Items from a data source
:::::
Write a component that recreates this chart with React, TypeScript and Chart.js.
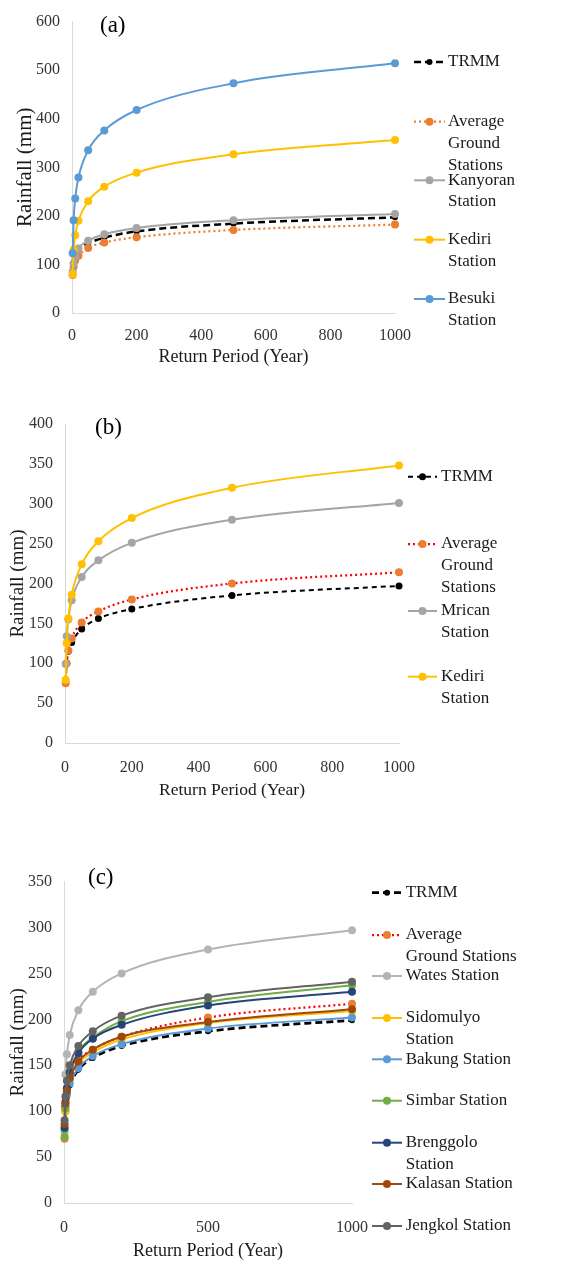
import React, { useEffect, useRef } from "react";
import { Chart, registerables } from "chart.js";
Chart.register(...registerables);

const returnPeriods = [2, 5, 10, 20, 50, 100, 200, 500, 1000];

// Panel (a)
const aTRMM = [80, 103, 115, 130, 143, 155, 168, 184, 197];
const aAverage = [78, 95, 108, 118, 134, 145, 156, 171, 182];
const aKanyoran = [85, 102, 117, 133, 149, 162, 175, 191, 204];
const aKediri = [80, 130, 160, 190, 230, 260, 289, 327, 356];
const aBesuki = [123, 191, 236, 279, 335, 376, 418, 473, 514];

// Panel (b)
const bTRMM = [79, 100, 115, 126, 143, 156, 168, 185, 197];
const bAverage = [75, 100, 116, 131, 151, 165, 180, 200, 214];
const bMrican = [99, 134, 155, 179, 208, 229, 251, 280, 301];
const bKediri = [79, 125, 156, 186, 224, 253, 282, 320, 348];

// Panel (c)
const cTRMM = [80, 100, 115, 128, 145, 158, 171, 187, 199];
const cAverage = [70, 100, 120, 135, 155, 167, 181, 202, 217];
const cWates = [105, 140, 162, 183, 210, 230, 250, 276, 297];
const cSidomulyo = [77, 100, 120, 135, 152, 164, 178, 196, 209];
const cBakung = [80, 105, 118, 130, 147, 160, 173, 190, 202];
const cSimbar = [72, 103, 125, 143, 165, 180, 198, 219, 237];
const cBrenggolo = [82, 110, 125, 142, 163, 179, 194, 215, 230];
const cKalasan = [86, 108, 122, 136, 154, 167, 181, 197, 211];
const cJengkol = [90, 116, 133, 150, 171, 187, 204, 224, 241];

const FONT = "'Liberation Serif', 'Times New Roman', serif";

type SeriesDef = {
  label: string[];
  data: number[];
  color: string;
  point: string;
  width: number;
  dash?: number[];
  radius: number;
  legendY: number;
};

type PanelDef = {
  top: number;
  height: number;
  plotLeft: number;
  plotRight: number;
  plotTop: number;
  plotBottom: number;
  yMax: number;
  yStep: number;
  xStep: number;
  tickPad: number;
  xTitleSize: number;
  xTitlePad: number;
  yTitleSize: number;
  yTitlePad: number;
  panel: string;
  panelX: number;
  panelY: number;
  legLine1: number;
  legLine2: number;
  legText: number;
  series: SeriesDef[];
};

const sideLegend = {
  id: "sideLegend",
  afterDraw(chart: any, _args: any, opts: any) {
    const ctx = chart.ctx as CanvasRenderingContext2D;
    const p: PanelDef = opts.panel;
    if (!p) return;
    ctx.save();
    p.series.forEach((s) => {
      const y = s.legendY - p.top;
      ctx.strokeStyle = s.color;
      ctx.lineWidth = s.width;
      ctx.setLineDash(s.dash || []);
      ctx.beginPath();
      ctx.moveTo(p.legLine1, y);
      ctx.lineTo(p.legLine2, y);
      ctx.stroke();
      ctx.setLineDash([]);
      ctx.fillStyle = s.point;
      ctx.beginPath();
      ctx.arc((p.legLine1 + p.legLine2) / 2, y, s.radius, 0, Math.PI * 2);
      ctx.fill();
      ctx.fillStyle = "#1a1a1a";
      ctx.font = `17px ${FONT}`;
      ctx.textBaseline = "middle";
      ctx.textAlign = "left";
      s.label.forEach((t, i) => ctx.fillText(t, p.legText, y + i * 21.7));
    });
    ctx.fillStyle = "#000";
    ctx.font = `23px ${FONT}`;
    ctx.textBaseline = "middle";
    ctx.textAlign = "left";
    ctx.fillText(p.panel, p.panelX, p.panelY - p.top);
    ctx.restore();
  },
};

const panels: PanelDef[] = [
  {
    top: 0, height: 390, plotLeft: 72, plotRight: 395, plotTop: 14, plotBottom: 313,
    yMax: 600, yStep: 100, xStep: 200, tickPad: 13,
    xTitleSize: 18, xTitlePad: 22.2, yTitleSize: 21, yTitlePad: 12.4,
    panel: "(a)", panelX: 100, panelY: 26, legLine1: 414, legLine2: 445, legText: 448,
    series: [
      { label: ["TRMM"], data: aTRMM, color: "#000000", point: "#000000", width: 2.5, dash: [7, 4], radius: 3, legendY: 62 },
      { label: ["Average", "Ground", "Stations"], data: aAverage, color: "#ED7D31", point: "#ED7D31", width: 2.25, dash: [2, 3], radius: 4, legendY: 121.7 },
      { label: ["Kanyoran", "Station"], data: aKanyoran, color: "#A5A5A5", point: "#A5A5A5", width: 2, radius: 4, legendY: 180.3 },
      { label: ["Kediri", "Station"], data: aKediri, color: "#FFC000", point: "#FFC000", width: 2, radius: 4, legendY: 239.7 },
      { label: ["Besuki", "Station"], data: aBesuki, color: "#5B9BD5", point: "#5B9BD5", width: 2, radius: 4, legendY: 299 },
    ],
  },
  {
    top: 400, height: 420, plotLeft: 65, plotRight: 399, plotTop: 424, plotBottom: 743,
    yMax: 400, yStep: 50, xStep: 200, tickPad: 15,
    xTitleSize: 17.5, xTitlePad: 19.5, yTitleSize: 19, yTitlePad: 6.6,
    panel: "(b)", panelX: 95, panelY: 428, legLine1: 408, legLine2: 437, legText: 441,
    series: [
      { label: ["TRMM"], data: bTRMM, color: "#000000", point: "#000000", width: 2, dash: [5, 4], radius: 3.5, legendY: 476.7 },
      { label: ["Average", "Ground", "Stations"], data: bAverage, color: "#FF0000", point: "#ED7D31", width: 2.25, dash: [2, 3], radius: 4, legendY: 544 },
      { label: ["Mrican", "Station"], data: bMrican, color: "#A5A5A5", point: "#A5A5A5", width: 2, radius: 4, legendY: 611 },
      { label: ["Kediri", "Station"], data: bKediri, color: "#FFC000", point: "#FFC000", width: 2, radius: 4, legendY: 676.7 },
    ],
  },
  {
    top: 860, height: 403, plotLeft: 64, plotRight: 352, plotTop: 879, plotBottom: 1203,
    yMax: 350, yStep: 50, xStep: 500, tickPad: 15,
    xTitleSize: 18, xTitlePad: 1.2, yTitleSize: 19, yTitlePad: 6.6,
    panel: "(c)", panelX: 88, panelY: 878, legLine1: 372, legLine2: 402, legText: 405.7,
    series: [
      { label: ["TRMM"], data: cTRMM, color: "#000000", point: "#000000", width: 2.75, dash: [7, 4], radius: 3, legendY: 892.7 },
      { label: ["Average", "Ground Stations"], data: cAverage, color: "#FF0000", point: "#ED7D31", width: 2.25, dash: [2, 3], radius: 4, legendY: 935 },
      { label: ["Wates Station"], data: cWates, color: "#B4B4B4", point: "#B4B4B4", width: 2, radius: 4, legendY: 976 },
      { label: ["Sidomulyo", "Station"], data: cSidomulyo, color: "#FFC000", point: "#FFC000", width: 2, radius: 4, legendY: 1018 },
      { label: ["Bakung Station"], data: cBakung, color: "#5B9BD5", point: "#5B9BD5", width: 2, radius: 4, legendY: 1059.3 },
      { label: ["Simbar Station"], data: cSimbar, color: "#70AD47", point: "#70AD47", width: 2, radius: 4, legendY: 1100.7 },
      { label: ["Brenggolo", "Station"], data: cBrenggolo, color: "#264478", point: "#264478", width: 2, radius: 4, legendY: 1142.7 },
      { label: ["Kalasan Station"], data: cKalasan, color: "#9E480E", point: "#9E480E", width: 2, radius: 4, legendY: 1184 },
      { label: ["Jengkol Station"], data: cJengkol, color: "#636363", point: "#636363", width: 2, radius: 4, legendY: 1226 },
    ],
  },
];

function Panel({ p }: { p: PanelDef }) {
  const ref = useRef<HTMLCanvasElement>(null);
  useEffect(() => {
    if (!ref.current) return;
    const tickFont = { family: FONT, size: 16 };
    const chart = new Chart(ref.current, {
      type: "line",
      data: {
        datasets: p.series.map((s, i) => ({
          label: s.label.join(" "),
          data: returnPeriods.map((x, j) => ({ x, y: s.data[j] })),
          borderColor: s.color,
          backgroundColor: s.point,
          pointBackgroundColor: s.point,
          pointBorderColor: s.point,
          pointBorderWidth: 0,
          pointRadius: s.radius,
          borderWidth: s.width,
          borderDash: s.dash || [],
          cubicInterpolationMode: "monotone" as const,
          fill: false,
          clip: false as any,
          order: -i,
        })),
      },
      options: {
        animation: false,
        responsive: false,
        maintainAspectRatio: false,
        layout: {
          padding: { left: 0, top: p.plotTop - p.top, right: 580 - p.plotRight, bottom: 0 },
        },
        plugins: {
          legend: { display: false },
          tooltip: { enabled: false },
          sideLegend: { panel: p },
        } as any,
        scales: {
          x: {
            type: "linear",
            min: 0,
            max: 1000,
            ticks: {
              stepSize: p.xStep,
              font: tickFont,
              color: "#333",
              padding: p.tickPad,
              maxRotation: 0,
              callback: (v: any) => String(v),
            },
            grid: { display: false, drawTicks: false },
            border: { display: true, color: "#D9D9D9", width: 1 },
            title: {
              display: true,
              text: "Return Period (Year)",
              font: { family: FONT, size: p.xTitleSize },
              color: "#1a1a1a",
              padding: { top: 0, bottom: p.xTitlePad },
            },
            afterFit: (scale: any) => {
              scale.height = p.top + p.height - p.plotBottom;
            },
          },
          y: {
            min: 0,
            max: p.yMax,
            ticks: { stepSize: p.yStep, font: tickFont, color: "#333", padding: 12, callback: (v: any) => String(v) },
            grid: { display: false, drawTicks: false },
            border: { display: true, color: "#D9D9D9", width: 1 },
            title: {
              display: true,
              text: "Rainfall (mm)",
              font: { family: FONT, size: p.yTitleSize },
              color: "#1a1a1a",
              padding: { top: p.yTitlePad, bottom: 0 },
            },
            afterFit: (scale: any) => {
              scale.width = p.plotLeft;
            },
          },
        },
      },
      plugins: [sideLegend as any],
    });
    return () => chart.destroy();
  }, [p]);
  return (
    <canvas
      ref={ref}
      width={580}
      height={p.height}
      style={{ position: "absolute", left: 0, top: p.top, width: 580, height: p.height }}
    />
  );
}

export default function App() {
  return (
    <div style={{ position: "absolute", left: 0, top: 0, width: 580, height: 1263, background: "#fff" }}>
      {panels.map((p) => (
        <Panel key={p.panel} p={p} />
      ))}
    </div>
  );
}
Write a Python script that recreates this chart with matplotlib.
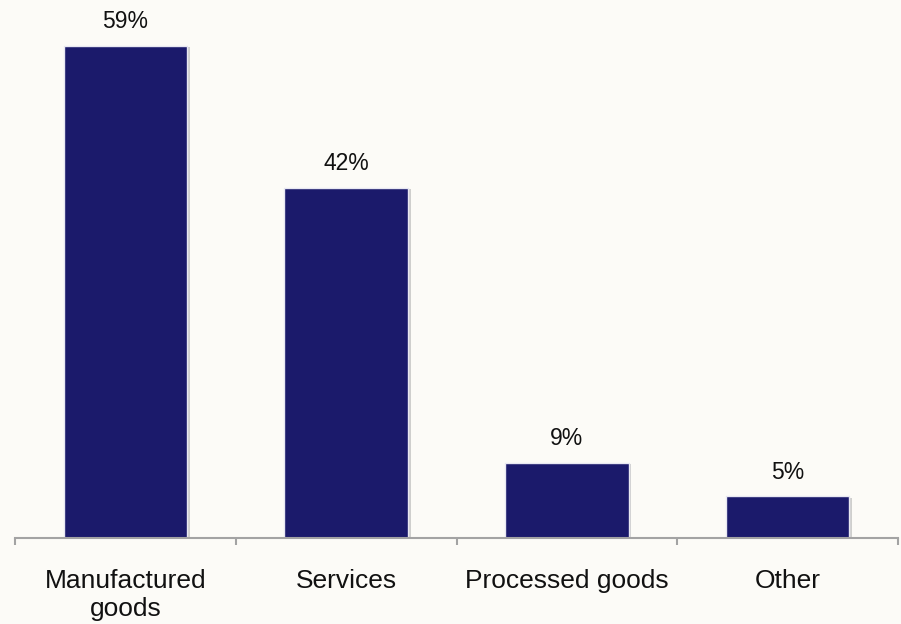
:::::
Aim: Exactly reproduce the run of lines from the start of the listing through the line with "200, 500, 1000];", inclusive; pictures are not copied.

Solution for this exercise:
Write a component that recreates this chart with React, TypeScript and Chart.js.
import React, { useEffect, useRef } from "react";
import { Chart, registerables } from "chart.js";
Chart.register(...registerables);

const returnPeriods = [2, 5, 10, 20, 50, 100, 200, 500, 1000];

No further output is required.